Provided data →
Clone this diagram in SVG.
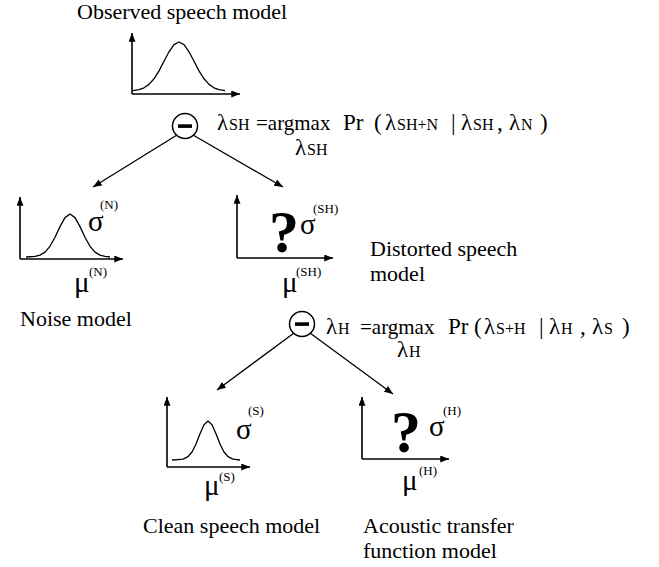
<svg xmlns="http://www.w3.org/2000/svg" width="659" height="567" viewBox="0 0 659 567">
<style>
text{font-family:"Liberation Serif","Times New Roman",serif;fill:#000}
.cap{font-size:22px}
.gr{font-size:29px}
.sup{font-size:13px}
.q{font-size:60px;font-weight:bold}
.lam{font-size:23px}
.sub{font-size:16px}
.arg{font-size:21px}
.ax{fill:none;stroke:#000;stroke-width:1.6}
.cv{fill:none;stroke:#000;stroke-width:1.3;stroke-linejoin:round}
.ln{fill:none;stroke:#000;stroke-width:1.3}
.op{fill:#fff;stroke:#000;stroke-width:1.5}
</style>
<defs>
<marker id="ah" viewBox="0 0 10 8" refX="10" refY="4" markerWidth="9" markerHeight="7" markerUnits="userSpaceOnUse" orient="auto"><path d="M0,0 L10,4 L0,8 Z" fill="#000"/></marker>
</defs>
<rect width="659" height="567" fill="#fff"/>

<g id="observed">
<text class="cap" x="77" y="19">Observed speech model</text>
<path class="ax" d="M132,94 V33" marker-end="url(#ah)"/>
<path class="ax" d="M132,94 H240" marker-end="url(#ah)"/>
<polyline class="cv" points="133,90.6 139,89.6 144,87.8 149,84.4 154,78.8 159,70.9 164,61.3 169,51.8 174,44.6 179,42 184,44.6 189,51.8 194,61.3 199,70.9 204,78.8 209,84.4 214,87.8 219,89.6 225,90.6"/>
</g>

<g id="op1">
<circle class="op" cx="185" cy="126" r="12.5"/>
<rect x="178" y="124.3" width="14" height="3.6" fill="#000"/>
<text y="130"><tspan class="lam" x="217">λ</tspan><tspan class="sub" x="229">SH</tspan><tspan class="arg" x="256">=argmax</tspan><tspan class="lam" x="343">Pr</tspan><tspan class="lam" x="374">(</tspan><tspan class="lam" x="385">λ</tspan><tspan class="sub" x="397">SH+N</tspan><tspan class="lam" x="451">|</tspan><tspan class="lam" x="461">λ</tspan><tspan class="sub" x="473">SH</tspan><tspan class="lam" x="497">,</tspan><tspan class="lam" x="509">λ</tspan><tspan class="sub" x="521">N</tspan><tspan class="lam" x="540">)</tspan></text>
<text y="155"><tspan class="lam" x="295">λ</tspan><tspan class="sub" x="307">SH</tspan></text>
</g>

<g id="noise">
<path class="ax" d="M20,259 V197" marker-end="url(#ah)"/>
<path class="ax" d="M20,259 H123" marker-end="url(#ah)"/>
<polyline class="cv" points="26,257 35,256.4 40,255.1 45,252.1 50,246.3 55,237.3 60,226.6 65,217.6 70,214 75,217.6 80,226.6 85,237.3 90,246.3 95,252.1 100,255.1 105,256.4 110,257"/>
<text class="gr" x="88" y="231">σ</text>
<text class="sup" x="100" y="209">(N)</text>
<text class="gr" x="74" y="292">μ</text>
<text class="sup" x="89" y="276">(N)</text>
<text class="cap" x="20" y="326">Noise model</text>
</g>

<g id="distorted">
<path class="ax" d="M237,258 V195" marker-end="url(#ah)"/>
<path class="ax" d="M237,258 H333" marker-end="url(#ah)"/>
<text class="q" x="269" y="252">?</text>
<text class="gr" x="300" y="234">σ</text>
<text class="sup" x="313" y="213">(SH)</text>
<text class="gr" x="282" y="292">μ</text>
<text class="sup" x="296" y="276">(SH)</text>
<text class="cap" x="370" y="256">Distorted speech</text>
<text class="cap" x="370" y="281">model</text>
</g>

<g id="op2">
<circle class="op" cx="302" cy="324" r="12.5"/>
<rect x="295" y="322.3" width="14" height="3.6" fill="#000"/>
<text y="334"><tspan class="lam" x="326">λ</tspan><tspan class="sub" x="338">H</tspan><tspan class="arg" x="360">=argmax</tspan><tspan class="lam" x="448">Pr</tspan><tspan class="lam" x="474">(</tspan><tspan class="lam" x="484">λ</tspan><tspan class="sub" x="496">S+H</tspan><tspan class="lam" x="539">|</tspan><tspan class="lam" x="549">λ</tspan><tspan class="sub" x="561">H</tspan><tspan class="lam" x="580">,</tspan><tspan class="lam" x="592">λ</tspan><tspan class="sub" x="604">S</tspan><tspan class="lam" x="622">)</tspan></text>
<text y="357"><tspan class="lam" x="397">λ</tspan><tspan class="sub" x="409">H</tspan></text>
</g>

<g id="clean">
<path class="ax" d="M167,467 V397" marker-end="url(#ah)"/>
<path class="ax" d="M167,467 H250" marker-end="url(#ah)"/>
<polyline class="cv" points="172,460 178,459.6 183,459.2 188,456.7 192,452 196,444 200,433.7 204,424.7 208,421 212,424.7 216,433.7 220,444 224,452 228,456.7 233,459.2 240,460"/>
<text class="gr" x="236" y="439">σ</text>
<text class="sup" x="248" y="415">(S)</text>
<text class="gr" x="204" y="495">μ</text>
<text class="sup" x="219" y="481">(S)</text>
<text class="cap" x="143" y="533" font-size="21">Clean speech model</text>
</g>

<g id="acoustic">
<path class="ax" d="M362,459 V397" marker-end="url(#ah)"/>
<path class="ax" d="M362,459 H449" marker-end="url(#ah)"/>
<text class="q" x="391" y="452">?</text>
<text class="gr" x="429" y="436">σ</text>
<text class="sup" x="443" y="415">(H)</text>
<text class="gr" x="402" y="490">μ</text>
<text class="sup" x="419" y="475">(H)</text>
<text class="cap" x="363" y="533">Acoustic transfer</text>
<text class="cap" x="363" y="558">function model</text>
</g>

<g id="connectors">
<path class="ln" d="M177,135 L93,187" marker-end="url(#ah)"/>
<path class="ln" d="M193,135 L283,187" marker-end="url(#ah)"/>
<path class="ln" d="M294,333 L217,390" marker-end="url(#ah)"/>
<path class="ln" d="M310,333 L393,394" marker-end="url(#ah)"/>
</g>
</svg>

Set task → Without the pictures, transcribe the listing above exactly.

Finished task →
Clone this diagram in SVG.
<svg xmlns="http://www.w3.org/2000/svg" width="659" height="567" viewBox="0 0 659 567">
<style>
text{font-family:"Liberation Serif","Times New Roman",serif;fill:#000}
.cap{font-size:22px}
.gr{font-size:29px}
.sup{font-size:13px}
.q{font-size:60px;font-weight:bold}
.lam{font-size:23px}
.sub{font-size:16px}
.arg{font-size:21px}
.ax{fill:none;stroke:#000;stroke-width:1.6}
.cv{fill:none;stroke:#000;stroke-width:1.3;stroke-linejoin:round}
.ln{fill:none;stroke:#000;stroke-width:1.3}
.op{fill:#fff;stroke:#000;stroke-width:1.5}
</style>
<defs>
<marker id="ah" viewBox="0 0 10 8" refX="10" refY="4" markerWidth="9" markerHeight="7" markerUnits="userSpaceOnUse" orient="auto"><path d="M0,0 L10,4 L0,8 Z" fill="#000"/></marker>
</defs>
<rect width="659" height="567" fill="#fff"/>

<g id="observed">
<text class="cap" x="77" y="19">Observed speech model</text>
<path class="ax" d="M132,94 V33" marker-end="url(#ah)"/>
<path class="ax" d="M132,94 H240" marker-end="url(#ah)"/>
<polyline class="cv" points="133,90.6 139,89.6 144,87.8 149,84.4 154,78.8 159,70.9 164,61.3 169,51.8 174,44.6 179,42 184,44.6 189,51.8 194,61.3 199,70.9 204,78.8 209,84.4 214,87.8 219,89.6 225,90.6"/>
</g>

<g id="op1">
<circle class="op" cx="185" cy="126" r="12.5"/>
<rect x="178" y="124.3" width="14" height="3.6" fill="#000"/>
<text y="130"><tspan class="lam" x="217">λ</tspan><tspan class="sub" x="229">SH</tspan><tspan class="arg" x="256">=argmax</tspan><tspan class="lam" x="343">Pr</tspan><tspan class="lam" x="374">(</tspan><tspan class="lam" x="385">λ</tspan><tspan class="sub" x="397">SH+N</tspan><tspan class="lam" x="451">|</tspan><tspan class="lam" x="461">λ</tspan><tspan class="sub" x="473">SH</tspan><tspan class="lam" x="497">,</tspan><tspan class="lam" x="509">λ</tspan><tspan class="sub" x="521">N</tspan><tspan class="lam" x="540">)</tspan></text>
<text y="155"><tspan class="lam" x="295">λ</tspan><tspan class="sub" x="307">SH</tspan></text>
</g>

<g id="noise">
<path class="ax" d="M20,259 V197" marker-end="url(#ah)"/>
<path class="ax" d="M20,259 H123" marker-end="url(#ah)"/>
<polyline class="cv" points="26,257 35,256.4 40,255.1 45,252.1 50,246.3 55,237.3 60,226.6 65,217.6 70,214 75,217.6 80,226.6 85,237.3 90,246.3 95,252.1 100,255.1 105,256.4 110,257"/>
<text class="gr" x="88" y="231">σ</text>
<text class="sup" x="100" y="209">(N)</text>
<text class="gr" x="74" y="292">μ</text>
<text class="sup" x="89" y="276">(N)</text>
<text class="cap" x="20" y="326">Noise model</text>
</g>

<g id="distorted">
<path class="ax" d="M237,258 V195" marker-end="url(#ah)"/>
<path class="ax" d="M237,258 H333" marker-end="url(#ah)"/>
<text class="q" x="269" y="252">?</text>
<text class="gr" x="300" y="234">σ</text>
<text class="sup" x="313" y="213">(SH)</text>
<text class="gr" x="282" y="292">μ</text>
<text class="sup" x="296" y="276">(SH)</text>
<text class="cap" x="370" y="256">Distorted speech</text>
<text class="cap" x="370" y="281">model</text>
</g>

<g id="op2">
<circle class="op" cx="302" cy="324" r="12.5"/>
<rect x="295" y="322.3" width="14" height="3.6" fill="#000"/>
<text y="334"><tspan class="lam" x="326">λ</tspan><tspan class="sub" x="338">H</tspan><tspan class="arg" x="360">=argmax</tspan><tspan class="lam" x="448">Pr</tspan><tspan class="lam" x="474">(</tspan><tspan class="lam" x="484">λ</tspan><tspan class="sub" x="496">S+H</tspan><tspan class="lam" x="539">|</tspan><tspan class="lam" x="549">λ</tspan><tspan class="sub" x="561">H</tspan><tspan class="lam" x="580">,</tspan><tspan class="lam" x="592">λ</tspan><tspan class="sub" x="604">S</tspan><tspan class="lam" x="622">)</tspan></text>
<text y="357"><tspan class="lam" x="397">λ</tspan><tspan class="sub" x="409">H</tspan></text>
</g>

<g id="clean">
<path class="ax" d="M167,467 V397" marker-end="url(#ah)"/>
<path class="ax" d="M167,467 H250" marker-end="url(#ah)"/>
<polyline class="cv" points="172,460 178,459.6 183,459.2 188,456.7 192,452 196,444 200,433.7 204,424.7 208,421 212,424.7 216,433.7 220,444 224,452 228,456.7 233,459.2 240,460"/>
<text class="gr" x="236" y="439">σ</text>
<text class="sup" x="248" y="415">(S)</text>
<text class="gr" x="204" y="495">μ</text>
<text class="sup" x="219" y="481">(S)</text>
<text class="cap" x="143" y="533" font-size="21">Clean speech model</text>
</g>

<g id="acoustic">
<path class="ax" d="M362,459 V397" marker-end="url(#ah)"/>
<path class="ax" d="M362,459 H449" marker-end="url(#ah)"/>
<text class="q" x="391" y="452">?</text>
<text class="gr" x="429" y="436">σ</text>
<text class="sup" x="443" y="415">(H)</text>
<text class="gr" x="402" y="490">μ</text>
<text class="sup" x="419" y="475">(H)</text>
<text class="cap" x="363" y="533">Acoustic transfer</text>
<text class="cap" x="363" y="558">function model</text>
</g>

<g id="connectors">
<path class="ln" d="M177,135 L93,187" marker-end="url(#ah)"/>
<path class="ln" d="M193,135 L283,187" marker-end="url(#ah)"/>
<path class="ln" d="M294,333 L217,390" marker-end="url(#ah)"/>
<path class="ln" d="M310,333 L393,394" marker-end="url(#ah)"/>
</g>
</svg>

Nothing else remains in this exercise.